Your objective
Copy exactly the lines from the start of the material through the line with "const droughtMarkerTop = [80, 69];". Pictures stay out of the copy.

Dataset extract
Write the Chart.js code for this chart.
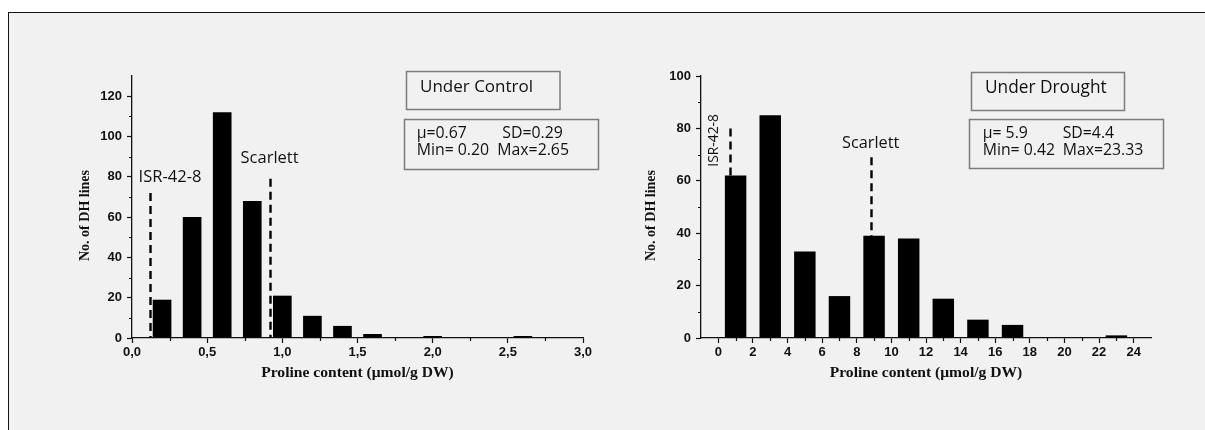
<!DOCTYPE html>
<html>
<head>
<meta charset="utf-8">
<title>Proline content of DH lines</title>
<script src="https://cdn.jsdelivr.net/npm/chart.js@4.4.1/dist/chart.umd.min.js"></script>
<style>
  html, body { margin: 0; padding: 0; background: #ffffff; }
  body { width: 1205px; height: 430px; position: relative; overflow: hidden; }
  #frame {
    position: absolute; left: 8px; top: 12px; width: 1197px; height: 418px;
    background: #f1f1f1; border-top: 1px solid #151515; border-left: 1px solid #151515;
    box-sizing: border-box;
  }
  canvas { position: absolute; top: 0; }
  #controlChart { left: 0; }
  #droughtChart { left: 602px; }
</style>
</head>
<body>
<div id="frame"></div>
<canvas id="controlChart" width="602" height="430"></canvas>
<canvas id="droughtChart" width="603" height="430"></canvas>
<script>
// Histogram bins (class centres) and counts of DH lines
const controlBins = [0.2, 0.4, 0.6, 0.8, 1.0, 1.2, 1.4, 1.6, 1.8, 2.0, 2.2, 2.4, 2.6];
const controlCounts = [19, 60, 112, 68, 21, 11, 6, 2, 0, 1, 0, 0, 1];
const droughtBins = [1, 3, 5, 7, 9, 11, 13, 15, 17, 19, 21, 23];
const droughtCounts = [62, 85, 33, 16, 39, 38, 15, 7, 5, 0, 0, 1];

// Axis ticks
const controlXTicks = [0, 0.5, 1, 1.5, 2, 2.5, 3];
const controlXTickLabels = ['0,0', '0,5', '1,0', '1,5', '2,0', '2,5', '3,0'];
const controlYTicks = [0, 20, 40, 60, 80, 100, 120];
const droughtXTicks = [0, 2, 4, 6, 8, 10, 12, 14, 16, 18, 20, 22, 24];
const droughtXTickLabels = ['0', '2', '4', '6', '8', '10', '12', '14', '16', '18', '20', '22', '24'];
const droughtYTicks = [0, 20, 40, 60, 80, 100];

// Parental lines marked on each histogram (proline value, height of the marker line)
const markerNames = ['ISR-42-8', 'Scarlett'];
const controlMarkerX = [0.12, 0.915];
const controlMarkerTop = [72, 79];
const droughtMarkerX = [0.65, 8.8];
const droughtMarkerTop = [80, 69];

// Panel captions and summary statistics
const controlTitle = 'Under Control';
const droughtTitle = 'Under Drought';
const controlStats = [['μ=0.67', 'SD=0.29'], ['Min= 0.20', 'Max=2.65']];
const droughtStats = [['μ= 5.9', 'SD=4.4'], ['Min= 0.42', 'Max=23.33']];

const xAxisTitle = 'Proline content (μmol/g DW)';
const yAxisTitle = 'No. of DH lines';

const SANS = "'Open Sans'";
const INK = '#111111';

Chart.defaults.font.family = "'Liberation Sans'";
Chart.defaults.color = INK;

function fitSize(ctx, text, family, width) {
  ctx.font = '100px ' + family;
  return 100 * width / ctx.measureText(text).width;
}

function midpoints(values) {
  const out = [];
  for (let i = 1; i < values.length; i++) out.push((values[i - 1] + values[i]) / 2);
  return out;
}

function annotator(panel) {
  return {
    id: 'annotate_' + panel.canvas,
    beforeDatasetsDraw(chart) {
      // dashed marker lines, drawn under the bars
      const ctx = chart.ctx, xs = chart.scales.x, ys = chart.scales.y;
      ctx.save();
      ctx.strokeStyle = '#000';
      ctx.lineWidth = 2.4;
      ctx.setLineDash([8, 5]);
      panel.markerX.forEach((mx, i) => {
        const px = Math.round(xs.getPixelForValue(mx)) + 0.5;
        ctx.beginPath();
        ctx.moveTo(px, ys.getPixelForValue(panel.markerTop[i]));
        ctx.lineTo(px, ys.getPixelForValue(0));
        ctx.stroke();
      });
      ctx.restore();
    },
    afterDraw(chart) {
      const ctx = chart.ctx, xs = chart.scales.x, ys = chart.scales.y, area = chart.chartArea;
      ctx.save();

      // minor ticks
      ctx.strokeStyle = INK;
      ctx.lineWidth = 1.2;
      ctx.beginPath();
      midpoints(panel.yTicks).forEach(v => {
        const py = Math.round(ys.getPixelForValue(v)) + 0.5;
        ctx.moveTo(area.left - 3, py); ctx.lineTo(area.left, py);
      });
      midpoints(panel.xTicks).forEach(v => {
        const px = Math.round(xs.getPixelForValue(v)) + 0.5;
        ctx.moveTo(px, area.bottom); ctx.lineTo(px, area.bottom + 3);
      });
      ctx.stroke();

      // y axis title
      ctx.fillStyle = INK;
      ctx.font = "bold 14px 'Liberation Serif'";
      ctx.textAlign = 'center';
      ctx.textBaseline = 'middle';
      ctx.save();
      ctx.translate(area.left - panel.yTitleGap, (area.top + area.bottom) / 2 + 8.5);
      ctx.rotate(-Math.PI / 2);
      ctx.fillText(yAxisTitle, 0, 0);
      ctx.restore();

      // marker names
      panel.markerX.forEach((mx, i) => {
        const lab = panel.labels[i];
        const px = xs.getPixelForValue(mx) + lab.dx;
        const py = ys.getPixelForValue(panel.markerTop[i]) + lab.dy;
        const size = fitSize(ctx, markerNames[i], SANS, lab.w);
        ctx.font = size.toFixed(2) + 'px ' + SANS;
        ctx.textAlign = 'center';
        ctx.textBaseline = 'middle';
        ctx.save();
        ctx.translate(px, py);
        if (lab.rot) ctx.rotate(-Math.PI / 2);
        ctx.fillText(markerNames[i], 0, 0);
        ctx.restore();
      });

      // caption box
      const tb = panel.titleBox;
      ctx.strokeStyle = '#7c7c7c';
      ctx.lineWidth = 1.5;
      ctx.strokeRect(tb.x, tb.y, tb.w, tb.h);
      ctx.font = fitSize(ctx, panel.title, SANS, tb.tw).toFixed(2) + 'px ' + SANS;
      ctx.textAlign = 'left';
      ctx.fillText(panel.title, tb.tx, tb.ty);

      // statistics box
      const sb = panel.statsBox;
      ctx.strokeRect(sb.x, sb.y, sb.w, sb.h);
      ctx.font = fitSize(ctx, sb.fitText, SANS, sb.fitW).toFixed(2) + 'px ' + SANS;
      panel.stats.forEach((row, r) => {
        row.forEach((txt, c) => ctx.fillText(txt, sb.cols[r][c], sb.rows[r]));
      });

      ctx.restore();
    }
  };
}

function buildChart(panel) {
  const tickFont = { family: "'Liberation Sans'", weight: 'bold', size: 13 };
  return new Chart(document.getElementById(panel.canvas), {
    type: 'bar',
    data: {
      datasets: [{
        data: panel.bins.map((x, i) => ({ x: x, y: panel.counts[i] })),
        backgroundColor: '#000000',
        borderWidth: 0,
        barPercentage: 0.62,
        categoryPercentage: 1.0
      }]
    },
    options: {
      responsive: false,
      animation: false,
      events: [],
      layout: { padding: panel.pad },
      plugins: { legend: { display: false }, tooltip: { enabled: false } },
      scales: {
        x: {
          type: 'linear',
          bounds: 'data',
          min: panel.xMin,
          max: panel.xMax,
          offset: false,
          afterBuildTicks: s => { s.ticks = panel.xTicks.map(v => ({ value: v })); },
          afterFit: s => { s.height = 50; s.paddingLeft = 0; s.paddingRight = 0; },
          grid: { offset: false, drawOnChartArea: false, drawTicks: true, tickLength: 5, tickColor: INK, tickWidth: 1.2 },
          border: { display: true, color: INK, width: 1.3 },
          ticks: {
            autoSkip: false, maxRotation: 0, minRotation: 0, padding: 2, color: INK, font: tickFont,
            callback: (v, i) => panel.xLabels[i]
          },
          title: {
            display: true, text: xAxisTitle, color: INK,
            font: { family: "'Liberation Serif'", weight: 'bold', size: 15.6 },
            padding: { top: 0, bottom: 5.3 }
          }
        },
        y: {
          type: 'linear',
          bounds: 'data',
          min: 0,
          max: panel.yMax,
          afterBuildTicks: s => { s.ticks = panel.yTicks.map(v => ({ value: v })); },
          afterFit: s => { s.width = 60; s.paddingTop = 0; s.paddingBottom = 0; },
          grid: { drawOnChartArea: false, drawTicks: true, tickLength: 5, tickColor: INK, tickWidth: 1.2 },
          border: { display: true, color: INK, width: 1.3 },
          ticks: { padding: 5, color: INK, font: tickFont, callback: v => String(v) }
        }
      }
    },
    plugins: [annotator(panel)]
  });
}

const panels = [
  {
    canvas: 'controlChart',
    bins: controlBins, counts: controlCounts,
    xMin: 0, xMax: 3, yMax: 130,
    xTicks: controlXTicks, xLabels: controlXTickLabels, yTicks: controlYTicks,
    markerX: controlMarkerX, markerTop: controlMarkerTop,
    title: controlTitle, stats: controlStats,
    pad: { left: 72, right: 19, top: 76, bottom: 42 },
    yTitleGap: 47,
    labels: [{ dx: 20, dy: -15.6, w: 63, rot: false }, { dx: 0, dy: -20.5, w: 58, rot: false }],
    titleBox: { x: 406.5, y: 71.5, w: 153.5, h: 38, tx: 420, ty: 87.5, tw: 113 },
    statsBox: { x: 404.5, y: 119.5, w: 194, h: 50, cols: [[416.7, 502.3], [416.7, 497.3]], rows: [133.3, 150.7], fitText: 'Max=2.65', fitW: 71.7 }
  },
  {
    canvas: 'droughtChart',
    bins: droughtBins, counts: droughtCounts,
    xMin: -1, xMax: 25, yMax: 100,
    xTicks: droughtXTicks, xLabels: droughtXTickLabels, yTicks: droughtYTicks,
    markerX: droughtMarkerX, markerTop: droughtMarkerTop,
    title: droughtTitle, stats: droughtStats,
    pad: { left: 39, right: 54, top: 76, bottom: 42 },
    yTitleGap: 49.3,
    labels: [{ dx: -16, dy: 12, w: 52.7, rot: true }, { dx: 0, dy: -14, w: 57.3, rot: false }],
    titleBox: { x: 369.5, y: 72.5, w: 153, h: 38, tx: 383, ty: 88.3, tw: 121.7 },
    statsBox: { x: 367.5, y: 119.5, w: 194, h: 49, cols: [[380.7, 460.7], [380.7, 460.7]], rows: [133.3, 150.7], fitText: 'Max=23.33', fitW: 80.6 }
  }
];

panels.forEach(buildChart);
</script>
</body>
</html>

Expected answer
Write the Chart.js code for this chart.
<!DOCTYPE html>
<html>
<head>
<meta charset="utf-8">
<title>Proline content of DH lines</title>
<script src="https://cdn.jsdelivr.net/npm/chart.js@4.4.1/dist/chart.umd.min.js"></script>
<style>
  html, body { margin: 0; padding: 0; background: #ffffff; }
  body { width: 1205px; height: 430px; position: relative; overflow: hidden; }
  #frame {
    position: absolute; left: 8px; top: 12px; width: 1197px; height: 418px;
    background: #f1f1f1; border-top: 1px solid #151515; border-left: 1px solid #151515;
    box-sizing: border-box;
  }
  canvas { position: absolute; top: 0; }
  #controlChart { left: 0; }
  #droughtChart { left: 602px; }
</style>
</head>
<body>
<div id="frame"></div>
<canvas id="controlChart" width="602" height="430"></canvas>
<canvas id="droughtChart" width="603" height="430"></canvas>
<script>
// Histogram bins (class centres) and counts of DH lines
const controlBins = [0.2, 0.4, 0.6, 0.8, 1.0, 1.2, 1.4, 1.6, 1.8, 2.0, 2.2, 2.4, 2.6];
const controlCounts = [19, 60, 112, 68, 21, 11, 6, 2, 0, 1, 0, 0, 1];
const droughtBins = [1, 3, 5, 7, 9, 11, 13, 15, 17, 19, 21, 23];
const droughtCounts = [62, 85, 33, 16, 39, 38, 15, 7, 5, 0, 0, 1];

// Axis ticks
const controlXTicks = [0, 0.5, 1, 1.5, 2, 2.5, 3];
const controlXTickLabels = ['0,0', '0,5', '1,0', '1,5', '2,0', '2,5', '3,0'];
const controlYTicks = [0, 20, 40, 60, 80, 100, 120];
const droughtXTicks = [0, 2, 4, 6, 8, 10, 12, 14, 16, 18, 20, 22, 24];
const droughtXTickLabels = ['0', '2', '4', '6', '8', '10', '12', '14', '16', '18', '20', '22', '24'];
const droughtYTicks = [0, 20, 40, 60, 80, 100];

// Parental lines marked on each histogram (proline value, height of the marker line)
const markerNames = ['ISR-42-8', 'Scarlett'];
const controlMarkerX = [0.12, 0.915];
const controlMarkerTop = [72, 79];
const droughtMarkerX = [0.65, 8.8];
const droughtMarkerTop = [80, 69];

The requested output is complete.